begin
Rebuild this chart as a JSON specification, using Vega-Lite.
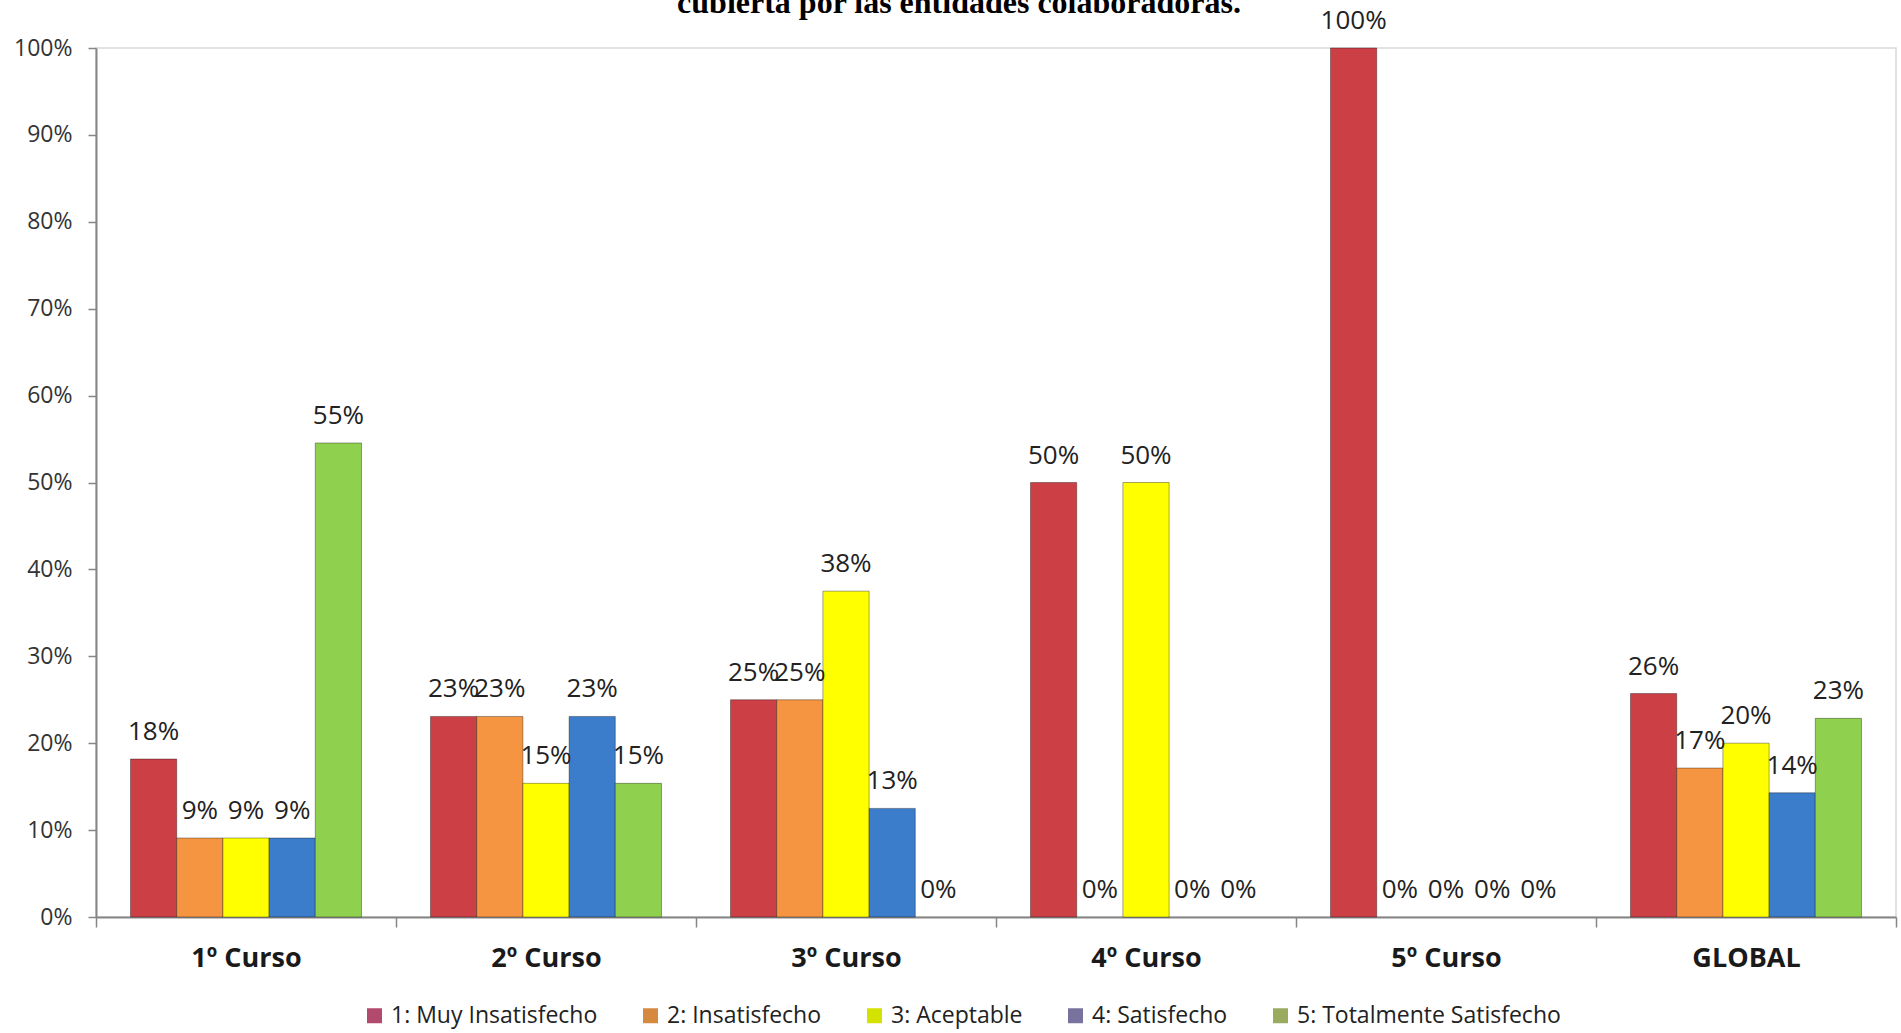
{
  "$schema": "https://vega.github.io/schema/vega-lite/v6.json",
  "width": 1800,
  "height": 869,
  "autosize": {"type": "none"},
  "padding": {"left": 96, "top": 48, "right": 5, "bottom": 116},
  "background": "#ffffff",
  "title": {
    "text": "cubierta por las entidades colaboradoras.",
    "font": "Liberation Serif",
    "fontSize": 32,
    "fontWeight": "bold",
    "color": "#000000",
    "anchor": "middle",
    "frame": "group",
    "baseline": "alphabetic",
    "offset": 0,
    "dy": 37,
    "dx": -37
  },
  "data": {
    "values": [
      {"curso": "1º Curso", "serie": "1: Muy Insatisfecho", "valor": 0.1818},
      {"curso": "1º Curso", "serie": "2: Insatisfecho", "valor": 0.0909},
      {"curso": "1º Curso", "serie": "3: Aceptable", "valor": 0.0909},
      {"curso": "1º Curso", "serie": "4: Satisfecho", "valor": 0.0909},
      {"curso": "1º Curso", "serie": "5: Totalmente Satisfecho", "valor": 0.5455},
      {"curso": "2º Curso", "serie": "1: Muy Insatisfecho", "valor": 0.2308},
      {"curso": "2º Curso", "serie": "2: Insatisfecho", "valor": 0.2308},
      {"curso": "2º Curso", "serie": "3: Aceptable", "valor": 0.1538},
      {"curso": "2º Curso", "serie": "4: Satisfecho", "valor": 0.2308},
      {"curso": "2º Curso", "serie": "5: Totalmente Satisfecho", "valor": 0.1538},
      {"curso": "3º Curso", "serie": "1: Muy Insatisfecho", "valor": 0.25},
      {"curso": "3º Curso", "serie": "2: Insatisfecho", "valor": 0.25},
      {"curso": "3º Curso", "serie": "3: Aceptable", "valor": 0.375},
      {"curso": "3º Curso", "serie": "4: Satisfecho", "valor": 0.125},
      {"curso": "3º Curso", "serie": "5: Totalmente Satisfecho", "valor": 0},
      {"curso": "4º Curso", "serie": "1: Muy Insatisfecho", "valor": 0.5},
      {"curso": "4º Curso", "serie": "2: Insatisfecho", "valor": 0},
      {"curso": "4º Curso", "serie": "3: Aceptable", "valor": 0.5},
      {"curso": "4º Curso", "serie": "4: Satisfecho", "valor": 0},
      {"curso": "4º Curso", "serie": "5: Totalmente Satisfecho", "valor": 0},
      {"curso": "5º Curso", "serie": "1: Muy Insatisfecho", "valor": 1},
      {"curso": "5º Curso", "serie": "2: Insatisfecho", "valor": 0},
      {"curso": "5º Curso", "serie": "3: Aceptable", "valor": 0},
      {"curso": "5º Curso", "serie": "4: Satisfecho", "valor": 0},
      {"curso": "5º Curso", "serie": "5: Totalmente Satisfecho", "valor": 0},
      {"curso": "GLOBAL", "serie": "1: Muy Insatisfecho", "valor": 0.2571},
      {"curso": "GLOBAL", "serie": "2: Insatisfecho", "valor": 0.1714},
      {"curso": "GLOBAL", "serie": "3: Aceptable", "valor": 0.2},
      {"curso": "GLOBAL", "serie": "4: Satisfecho", "valor": 0.1429},
      {"curso": "GLOBAL", "serie": "5: Totalmente Satisfecho", "valor": 0.2286}
    ]
  },
  "encoding": {
    "x": {
      "field": "curso",
      "type": "nominal",
      "sort": ["1º Curso", "2º Curso", "3º Curso", "4º Curso", "5º Curso", "GLOBAL"],
      "scale": {"paddingInner": 0, "paddingOuter": 0},
      "axis": {
        "title": null,
        "labelAngle": 0,
        "tickBand": "extent",
        "tickSize": 10,
        "tickColor": "#868686",
        "tickWidth": 1.5,
        "domainColor": "#868686",
        "domainWidth": 2,
        "labelFont": "Open Sans",
        "labelFontSize": 27,
        "labelFontWeight": "bold",
        "labelColor": "#1a1a1a",
        "labelBaseline": "alphabetic",
        "labelPadding": 39
      }
    },
    "xOffset": {
      "field": "serie",
      "type": "nominal",
      "scale": {"paddingInner": 0, "paddingOuter": 0.747}
    },
    "y": {
      "field": "valor",
      "type": "quantitative",
      "scale": {"domain": [0, 1], "nice": false},
      "axis": {
        "title": null,
        "format": ".0%",
        "values": [0, 0.1, 0.2, 0.3, 0.4, 0.5, 0.6, 0.7, 0.8, 0.9, 1],
        "grid": false,
        "tickSize": 8,
        "tickColor": "#868686",
        "tickWidth": 1.5,
        "domainColor": "#868686",
        "domainWidth": 2,
        "labelFont": "Open Sans",
        "labelFontSize": 23,
        "labelColor": "#333333",
        "labelPadding": 16
      }
    }
  },
  "layer": [
    {
      "transform": [{"filter": "datum.valor > 0"}],
      "mark": {"type": "bar", "stroke": "#000000", "strokeOpacity": 0.35, "strokeWidth": 1},
      "encoding": {
        "color": {
          "field": "serie",
          "type": "nominal",
          "scale": {"domain": ["1: Muy Insatisfecho", "2: Insatisfecho", "3: Aceptable", "4: Satisfecho", "5: Totalmente Satisfecho"], "range": ["#CC3F45", "#F59541", "#FFFF00", "#3C7DCB", "#8FD14F"]},
          "legend": null
        }
      }
    },
    {
      "mark": {"type": "text", "baseline": "alphabetic", "dy": -19, "font": "Open Sans", "fontSize": 26, "color": "#222222"},
      "encoding": {
        "text": {"field": "valor", "type": "quantitative", "format": ".0%"}
      }
    },
    {
      "mark": {"type": "point", "shape": "square", "filled": true, "opacity": 0},
      "encoding": {
        "color": {
          "field": "serie",
          "type": "nominal",
          "scale": {"range": ["#B24A6E", "#D68A40", "#D4E200", "#77739E", "#9AAA5E"]},
          "legend": {
            "title": null,
            "orient": "none",
            "direction": "horizontal",
            "legendX": 267,
            "legendY": 956,
            "symbolType": "square",
            "symbolSize": 225,
            "symbolOpacity": 1,
            "symbolStrokeWidth": 0,
            "labelFont": "Open Sans",
            "labelFontSize": 23,
            "labelColor": "#222222",
            "labelOffset": 5,
            "labelLimit": 0,
            "columnPadding": 41,
            "padding": 0
          }
        }
      }
    }
  ],
  "resolve": {"scale": {"color": "independent"}},
  "config": {
    "view": {"stroke": "#D9D9D9", "strokeWidth": 1.5}
  }
}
end
■ Requirements ■
Copy out each line word for word, please, skipping the images.

■ Task result ■
Rebuild this chart as a JSON specification, using Vega-Lite.
{
  "$schema": "https://vega.github.io/schema/vega-lite/v6.json",
  "width": 1800,
  "height": 869,
  "autosize": {"type": "none"},
  "padding": {"left": 96, "top": 48, "right": 5, "bottom": 116},
  "background": "#ffffff",
  "title": {
    "text": "cubierta por las entidades colaboradoras.",
    "font": "Liberation Serif",
    "fontSize": 32,
    "fontWeight": "bold",
    "color": "#000000",
    "anchor": "middle",
    "frame": "group",
    "baseline": "alphabetic",
    "offset": 0,
    "dy": 37,
    "dx": -37
  },
  "data": {
    "values": [
      {"curso": "1º Curso", "serie": "1: Muy Insatisfecho", "valor": 0.1818},
      {"curso": "1º Curso", "serie": "2: Insatisfecho", "valor": 0.0909},
      {"curso": "1º Curso", "serie": "3: Aceptable", "valor": 0.0909},
      {"curso": "1º Curso", "serie": "4: Satisfecho", "valor": 0.0909},
      {"curso": "1º Curso", "serie": "5: Totalmente Satisfecho", "valor": 0.5455},
      {"curso": "2º Curso", "serie": "1: Muy Insatisfecho", "valor": 0.2308},
      {"curso": "2º Curso", "serie": "2: Insatisfecho", "valor": 0.2308},
      {"curso": "2º Curso", "serie": "3: Aceptable", "valor": 0.1538},
      {"curso": "2º Curso", "serie": "4: Satisfecho", "valor": 0.2308},
      {"curso": "2º Curso", "serie": "5: Totalmente Satisfecho", "valor": 0.1538},
      {"curso": "3º Curso", "serie": "1: Muy Insatisfecho", "valor": 0.25},
      {"curso": "3º Curso", "serie": "2: Insatisfecho", "valor": 0.25},
      {"curso": "3º Curso", "serie": "3: Aceptable", "valor": 0.375},
      {"curso": "3º Curso", "serie": "4: Satisfecho", "valor": 0.125},
      {"curso": "3º Curso", "serie": "5: Totalmente Satisfecho", "valor": 0},
      {"curso": "4º Curso", "serie": "1: Muy Insatisfecho", "valor": 0.5},
      {"curso": "4º Curso", "serie": "2: Insatisfecho", "valor": 0},
      {"curso": "4º Curso", "serie": "3: Aceptable", "valor": 0.5},
      {"curso": "4º Curso", "serie": "4: Satisfecho", "valor": 0},
      {"curso": "4º Curso", "serie": "5: Totalmente Satisfecho", "valor": 0},
      {"curso": "5º Curso", "serie": "1: Muy Insatisfecho", "valor": 1},
      {"curso": "5º Curso", "serie": "2: Insatisfecho", "valor": 0},
      {"curso": "5º Curso", "serie": "3: Aceptable", "valor": 0},
      {"curso": "5º Curso", "serie": "4: Satisfecho", "valor": 0},
      {"curso": "5º Curso", "serie": "5: Totalmente Satisfecho", "valor": 0},
      {"curso": "GLOBAL", "serie": "1: Muy Insatisfecho", "valor": 0.2571},
      {"curso": "GLOBAL", "serie": "2: Insatisfecho", "valor": 0.1714},
      {"curso": "GLOBAL", "serie": "3: Aceptable", "valor": 0.2},
      {"curso": "GLOBAL", "serie": "4: Satisfecho", "valor": 0.1429},
      {"curso": "GLOBAL", "serie": "5: Totalmente Satisfecho", "valor": 0.2286}
    ]
  },
  "encoding": {
    "x": {
      "field": "curso",
      "type": "nominal",
      "sort": ["1º Curso", "2º Curso", "3º Curso", "4º Curso", "5º Curso", "GLOBAL"],
      "scale": {"paddingInner": 0, "paddingOuter": 0},
      "axis": {
        "title": null,
        "labelAngle": 0,
        "tickBand": "extent",
        "tickSize": 10,
        "tickColor": "#868686",
        "tickWidth": 1.5,
        "domainColor": "#868686",
        "domainWidth": 2,
        "labelFont": "Open Sans",
        "labelFontSize": 27,
        "labelFontWeight": "bold",
        "labelColor": "#1a1a1a",
        "labelBaseline": "alphabetic",
        "labelPadding": 39
      }
    },
    "xOffset": {
      "field": "serie",
      "type": "nominal",
      "scale": {"paddingInner": 0, "paddingOuter": 0.747}
    },
    "y": {
      "field": "valor",
      "type": "quantitative",
      "scale": {"domain": [0, 1], "nice": false},
      "axis": {
        "title": null,
        "format": ".0%",
        "values": [0, 0.1, 0.2, 0.3, 0.4, 0.5, 0.6, 0.7, 0.8, 0.9, 1],
        "grid": false,
        "tickSize": 8,
        "tickColor": "#868686",
        "tickWidth": 1.5,
        "domainColor": "#868686",
        "domainWidth": 2,
        "labelFont": "Open Sans",
        "labelFontSize": 23,
        "labelColor": "#333333",
        "labelPadding": 16
      }
    }
  },
  "layer": [
    {
      "transform": [{"filter": "datum.valor > 0"}],
      "mark": {"type": "bar", "stroke": "#000000", "strokeOpacity": 0.35, "strokeWidth": 1},
      "encoding": {
        "color": {
          "field": "serie",
          "type": "nominal",
          "scale": {"domain": ["1: Muy Insatisfecho", "2: Insatisfecho", "3: Aceptable", "4: Satisfecho", "5: Totalmente Satisfecho"], "range": ["#CC3F45", "#F59541", "#FFFF00", "#3C7DCB", "#8FD14F"]},
          "legend": null
        }
      }
    },
    {
      "mark": {"type": "text", "baseline": "alphabetic", "dy": -19, "font": "Open Sans", "fontSize": 26, "color": "#222222"},
      "encoding": {
        "text": {"field": "valor", "type": "quantitative", "format": ".0%"}
      }
    },
    {
      "mark": {"type": "point", "shape": "square", "filled": true, "opacity": 0},
      "encoding": {
        "color": {
          "field": "serie",
          "type": "nominal",
          "scale": {"range": ["#B24A6E", "#D68A40", "#D4E200", "#77739E", "#9AAA5E"]},
          "legend": {
            "title": null,
            "orient": "none",
            "direction": "horizontal",
            "legendX": 267,
            "legendY": 956,
            "symbolType": "square",
            "symbolSize": 225,
            "symbolOpacity": 1,
            "symbolStrokeWidth": 0,
            "labelFont": "Open Sans",
            "labelFontSize": 23,
            "labelColor": "#222222",
            "labelOffset": 5,
            "labelLimit": 0,
            "columnPadding": 41,
            "padding": 0
          }
        }
      }
    }
  ],
  "resolve": {"scale": {"color": "independent"}},
  "config": {
    "view": {"stroke": "#D9D9D9", "strokeWidth": 1.5}
  }
}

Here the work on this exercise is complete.